Ce qui est réellement inédit dans le cas de la Russie, c’est l’utilisation des technologies de DPI (Deep packet inspection), c’est-à-dire des technologies où les systèmes analysent chaque paquet de données, l’ouvrent et regardent s’ils sont chiffrés ou non, et comment. Si le contenu est chiffré de manière « illégale », par exemple une messagerie interdite, le système bloque le paquet. Ce système est géré de manière centralisée par l’État russe et installé chez tous les opérateurs, créant une machine de censure unique au monde puisque, contrairement à des États comme l’Iran ou la Chine, qui ont des réseaux très centralisés avec peu de points d’entrée et de sortie pour les données, facilitant la mise en place de systèmes de censure, la Russie possède un réseau extrêmement complexe avec des centaines de milliers de fournisseurs d’accès internet et une structure décentralisée. En Chine et en Iran, les réseaux centralisés créent des goulots d’étranglement où il est plus facile de mettre en place des systèmes de contrôle. La censure intégrale est possible grâce à la structure centralisée de leurs réseaux, conçus dès le départ pour être contrôlés. En revanche, dans le cas de la Russie, c’est le contraire : l’Internet s’est développé de manière totalement libre dans les années 1990-2000. Les dispositifs de censure sont ainsi déployés partout, ce qui constitue une prouesse technologique.

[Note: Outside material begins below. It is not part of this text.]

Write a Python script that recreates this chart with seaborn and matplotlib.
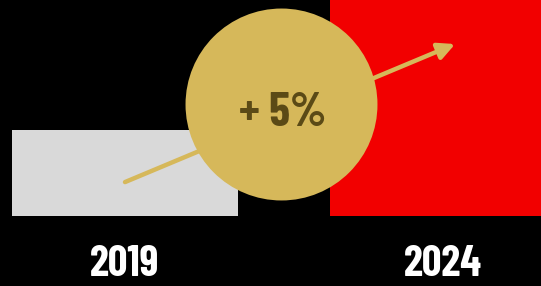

Cela signifie aussi qu’ils inventent un système de censure déployable dans n’importe quel pays.

Deux ans après la décision de l’Union européenne (UE) d’arrêter la diffusion de quatre médias russes, Moscou annonce en juin 2024 ses contre-mesures : l’accès à son espace sera interdit à 81 médias européens. Que reflète cette décision et pourquoi survient-elle maintenant ?

C’était déjà le cas, car parmi les 81 médias occidentaux bloqués en Russie, de nombreux médias d’opposition et d’investigation russes, qui documentent depuis longtemps la dérive autoritaire du pouvoir et la corruption, ont été bloqués peu après le début de la guerre en Ukraine. Cette décision apparait davantage comme un geste politique symbolique, en réponse au nouveau paquet de sanctions. La population russe sera peu impactée par cette décision, car la plupart de ces médias ne s’adressent pas à eux. En revanche, l’UE devrait faire preuve d’imagination. Certains pays européens ont bloqué les médias russes comme Russia Today et Sputnik dès le début de l’invasion. Néanmoins, ces autorités ont simplement bloqué les noms de domaine (« rt​.com », « sputniknews​.com », etc.), ce qu’on appelle du blocage DNS (Domain name system). Ce type de blocage est facilement contourné en achetant de nouveaux noms de domaine. Par exemple, « sputniknews​.com » est devenu « sputnik​.africa ».

Une dizaine de nouveaux noms de domaine ont été achetés, en rendant leurs serveurs toujours accessibles via ces nouvelles adresses, qui ne sont pas bloquées par l’UE et ses pays membres. Ces redirections amènent à « RT​.com », et cela coute très peu, quelques dizaines d’euros par an. La configuration de ces redirections est à la portée de n’importe quel administrateur réseau. Le système européen de blocage est tenu en échec par une technique de contournement très simple. Cela amène à réfléchir sur le rôle des infrastructures dans la guerre de l’information. Le DNS fait partie de l’infrastructure de l’Internet et du routage, ce qui prouve que les questions d’infrastructure cyber et de contrôle de l’information sont profondément liées.